ARISE results as cribbed from a reliable Yahoo poster:
-- Secondary "hard" endpoint -- In a composite of "hard" atherosclerotic
endpoints, composed of cardiovascular death, resuscitated cardiac arrest,
myocardial infarction (heart attack) and stroke, AGI-1067 achieved a
meaningful relative risk reduction of 19 percent (p=0.028). A subgroup
analysis indicated that this result was consistent across important sub-
populations such as: patients with and without diabetes, and men and women.
Furthermore, this result was irrespective of whether patients' baseline
cholesterol (LDL and HDL) levels were above or below target.
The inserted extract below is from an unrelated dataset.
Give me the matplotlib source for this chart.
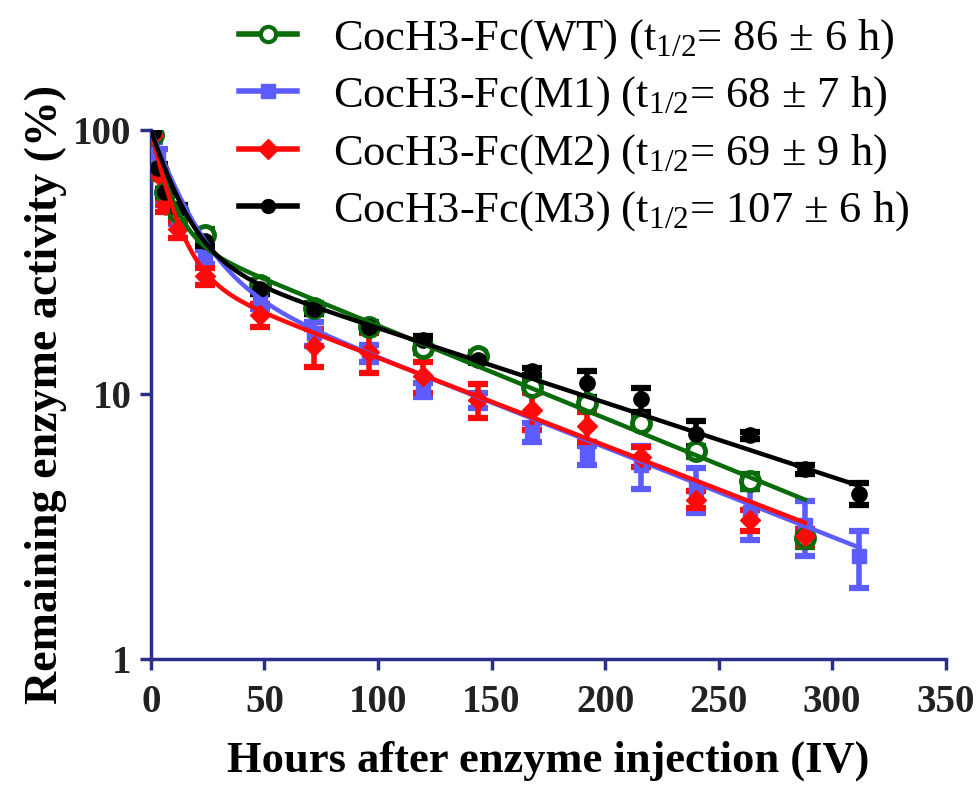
import numpy as np
import matplotlib
matplotlib.use("Agg")
import matplotlib.pyplot as plt
from matplotlib.lines import Line2D

plt.rcParams['font.family'] = ['Liberation Serif', 'DejaVu Serif']
plt.rcParams['mathtext.fontset'] = 'custom'
plt.rcParams['mathtext.rm'] = 'Liberation Serif'
plt.rcParams['mathtext.it'] = 'Liberation Serif:italic'
plt.rcParams['mathtext.bf'] = 'Liberation Serif:bold'

# ---------------- data ----------------
t_wt = [1, 3, 6, 12, 24, 48, 72, 96, 120, 144, 168, 192, 216, 240, 264, 288]
v_wt = [96, 70, 58, 49, 40, 26, 21.2, 18, 15, 13.9, 10.7, 9.3, 7.8, 6.1, 4.7, 2.85]
e_wt = [3, 3, 2, 2, 2, 1, 1, 0.8, 0.7, 0.5, 0.5, 0.4, 0.3, 0.3, 0.3, 0.2]

t_m1 = [1, 3, 6, 12, 24, 48, 72, 96, 120, 144, 168, 192, 216, 240, 264, 288, 312]
v_m1 = [94, 78, 55, 46, 33, 22.5, 17, 14.3, 10.4, 9.5, 7.2, 5.9, 5.4, 4.4, 3.6, 3.2, 2.45]
e_m1 = [4, 7, 3, 2, 2, 1.5, 1.8, 1.0, 0.6, 0.6, 0.6, 0.5, 1.0, 0.85, 0.8, 0.75, 0.6]

t_m2 = [1, 3, 6, 12, 24, 48, 72, 96, 120, 144, 168, 192, 216, 240, 264, 288]
v_m2 = [96, 68, 52, 42, 28, 20, 15.2, 14.5, 11.7, 9.5, 8.7, 7.6, 5.8, 4.0, 3.35, 2.9]
e_m2 = [3, 3, 3, 3, 2, 2, 2.5, 2.5, 1.6, 1.4, 1.4, 1.0, 0.5, 0.3, 0.3, 0.2]

t_m3 = [1, 3, 6, 12, 24, 48, 72, 96, 120, 144, 168, 192, 216, 240, 264, 288, 312]
v_m3 = [98, 72, 58, 50, 38, 25, 21, 18, 16.1, 13.5, 12.2, 11.0, 9.6, 7.1, 7.0, 5.2, 4.2]
e_m3 = [2, 2, 2, 2, 1.5, 1, 0.8, 0.6, 0.5, 0.4, 0.4, 1.2, 1.0, 0.8, 0.2, 0.2, 0.4]

# bi-exponential fit parameters (A, alpha, B, beta, end time)
fit_wt = (59.3, 0.132, 40.7, 0.00806, 288)
fit_m1 = (70.0, 0.070, 30.0, 0.00780, 312)
fit_m2 = (70.5, 0.1156, 29.5, 0.00764, 288)
fit_m3 = (66.0, 0.086, 34.0, 0.00648, 312)

labels = [
    r"CocH3-Fc(WT) (t$_{1/2}$= 86 ± 6 h)",
    r"CocH3-Fc(M1) (t$_{1/2}$= 68 ± 7 h)",
    r"CocH3-Fc(M2) (t$_{1/2}$= 69 ± 9 h)",
    r"CocH3-Fc(M3) (t$_{1/2}$= 107 ± 6 h)",
]

x_ticks = [0, 50, 100, 150, 200, 250, 300, 350]
y_ticks = [1, 10, 100]

# ---------------- styles ----------------
c_wt = "#0a6b0a"
c_m1 = "#5c5cff"
c_m2 = "#ff0a0a"
c_m3 = "#000000"
axis_col = "#2b2f8c"

fig = plt.figure(figsize=(9.8, 7.87), dpi=100)
ax = fig.add_axes([0.154, 0.163, 0.811, 0.672])


def curve(p):
    A, a, B, b, tend = p
    tt = np.linspace(0, tend, 500)
    return tt, A * np.exp(-a * tt) + B * np.exp(-b * tt)


series = [
    (t_m1, v_m1, e_m1, fit_m1, c_m1, dict(marker='s', ms=10, mfc=c_m1, mec=c_m1)),
    (t_wt, v_wt, e_wt, fit_wt, c_wt, dict(marker='o', ms=13, mfc='white', mec=c_wt, mew=3.5)),
    (t_m2, v_m2, e_m2, fit_m2, c_m2, dict(marker='D', ms=10, mfc=c_m2, mec=c_m2)),
    (t_m3, v_m3, e_m3, fit_m3, c_m3, dict(marker='o', ms=11, mfc=c_m3, mec=c_m3)),
]

for t, v, e, p, c, mk in series:
    ax.errorbar(t, v, yerr=e, fmt='none', ecolor=c, elinewidth=4,
                capsize=7, capthick=4.5, zorder=3)
    ax.plot(t, v, linestyle='none', zorder=4, **mk)
    tt, yy = curve(p)
    ax.plot(tt, yy, color=c, lw=3.2, zorder=5)

ax.set_yscale('log')
ax.set_xlim(0, 350)
ax.set_ylim(1, 100)
ax.set_xticks(x_ticks)
ax.set_xticklabels([str(x) for x in x_ticks])
ax.set_yticks(y_ticks)
ax.set_yticklabels([str(y) for y in y_ticks])
ax.yaxis.set_minor_locator(matplotlib.ticker.NullLocator())

for s in ['top', 'right']:
    ax.spines[s].set_visible(False)
for s in ['left', 'bottom']:
    ax.spines[s].set_color(axis_col)
    ax.spines[s].set_linewidth(2.5)
ax.tick_params(axis='both', which='major', direction='out', length=8, width=2.5,
               color=axis_col, labelsize=28)
ax.tick_params(axis='x', pad=10)
ax.tick_params(axis='y', pad=6)
for lab in ax.get_xticklabels() + ax.get_yticklabels():
    lab.set_fontweight('bold')
    lab.set_color('#222222')

ax.set_xlabel("Hours after enzyme injection (IV)", fontsize=32, fontweight='bold', labelpad=14)
ax.set_ylabel("Remaining enzyme activity (%)", fontsize=33, fontweight='bold', labelpad=4)

handles = [
    Line2D([], [], color=c_wt, lw=4, marker='o', ms=11, mfc='white', mec=c_wt, mew=3),
    Line2D([], [], color=c_m1, lw=4, marker='s', ms=10, mfc=c_m1, mec=c_m1),
    Line2D([], [], color=c_m2, lw=4, marker='D', ms=10, mfc=c_m2, mec=c_m2),
    Line2D([], [], color=c_m3, lw=4, marker='o', ms=10, mfc=c_m3, mec=c_m3),
]
leg = fig.legend(handles, labels, loc='upper right', bbox_to_anchor=(0.955, 1.012),
                 frameon=False, fontsize=32, handlelength=1.3, handletextpad=0.8,
                 labelspacing=0.3, borderaxespad=0.2)

fig.savefig("out.png", dpi=100)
-- Diabetes parameters -- Patients in ARISE taking AGI-1067 were 64
percent less likely to develop new onset diabetes (p < 0.0001). In patients
with diabetes, AGI-1067 improved glycemic control as measured by reductions
in HbA1c of 0.5 percent at 12 months (p < 0.0001). These patients had a
mean baseline HbA1c of 7.2 percent.
-- Safety and tolerability -- The most common side effect seen with AGI-
1067 was diarrhea-related; however, it did not frequently result in patient
discontinuation (3.3 percent vs. 0.3 percent). There was a small increase
in the number of patients with abnormal liver function tests as measured by
changes in a combination of liver enzymes and bilirubin (0.2 percent vs.
0.1 percent).
I was wrong on hard events being stronger than 20% (with offsetting effects for revasc) but right on glycemic control. Note that the glycemic control numbers of 0.5% don't look huge compared to other diabetes drugs but all the diabetes trials I've seen have much larger control results the higher the baseline values - and 7.2% is a very low number for baseline. My guess is this is approximately as good as the best in class - e.g. Actos. Also note that Actos got 'only' a 16% reduction in events in their (longer) trial.